【財務省】首相の「デフレ脱却宣言」へ 日銀の金利政策との足並み揃うか?

2024年春闘では主要企業の労使交渉で満額回答が相次ぎ、政府の「デフレ脱却宣言」の時期が焦点になってきた。支持率低迷にあえぐ岸田文雄首相にとってデフレ脱却宣言は苦境打開の切り札だが、「金利のある世界」への転換を模索する日銀との足並みを揃え、国民の理解を得られるか。財政当局の鈴木俊一財務相の対応が注目される。

 3月8日の参院本会議で、鈴木氏はデフレ脱却の判断について、「日本経済は再びデフレに戻る見込みがないと言える状況には至っておらず、デフレから脱却したとまでは考えていない」と指摘。「日本経済は高水準の賃上げや過去最大規模の設備投資など前向きな動きもみられ、デフレ脱却に向けて千載一遇のチャンスを迎えている」とも述べた。

 12日の閣議後会見でも同様の見解を示し、デフレ脱却判断の材料に関しては「デフレ脱却のために何が足りないのかについて一概に答えることはできない」と説明した。

 鈴木氏は2月にブラジルで開かれた20カ国・地域(G20)財務相・中央銀行総裁会議に欠席。

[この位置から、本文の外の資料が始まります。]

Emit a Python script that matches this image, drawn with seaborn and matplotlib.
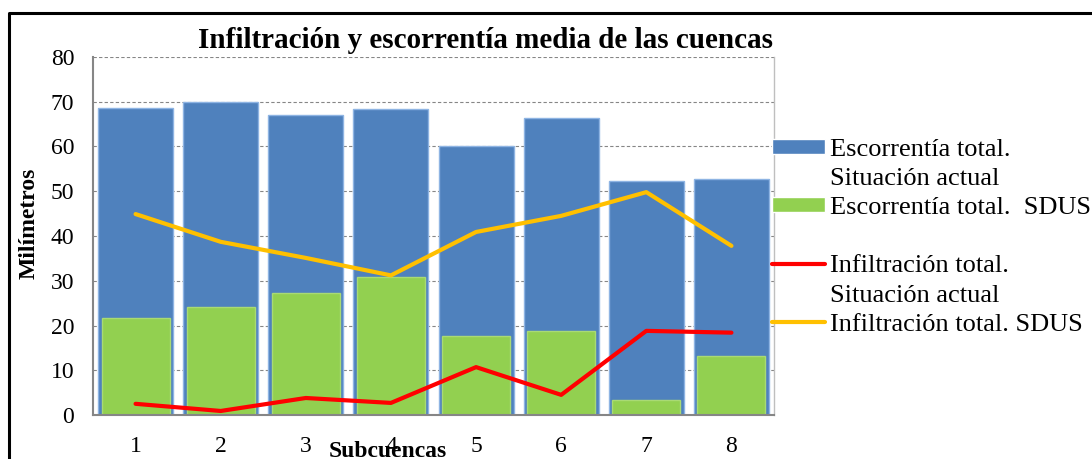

ロシアのウクライナ侵略や米中対立が長期化する今、相対的に政治が安定している日本が積極的に国際経済にも関わり存在感を高める好機だが、鈴木氏は国会対応を理由に参加を見送った。24年度予算案審議を巡り野党との攻防が激化していたとはいえ、「そもそも国際会議に参加する意欲は薄い」(財務省幹部)という見方もある。

 少子化対策の財源確保のため、公的医療保険料に上乗せする「子ども・子育て支援金」を巡っても加藤鮎子こども政策担当相の国会答弁は迷走しているが、鈴木氏は我関せずの対応に終始。日本経済も岸田政権も正念場にある今こそ、鈴木氏の手腕が問われている。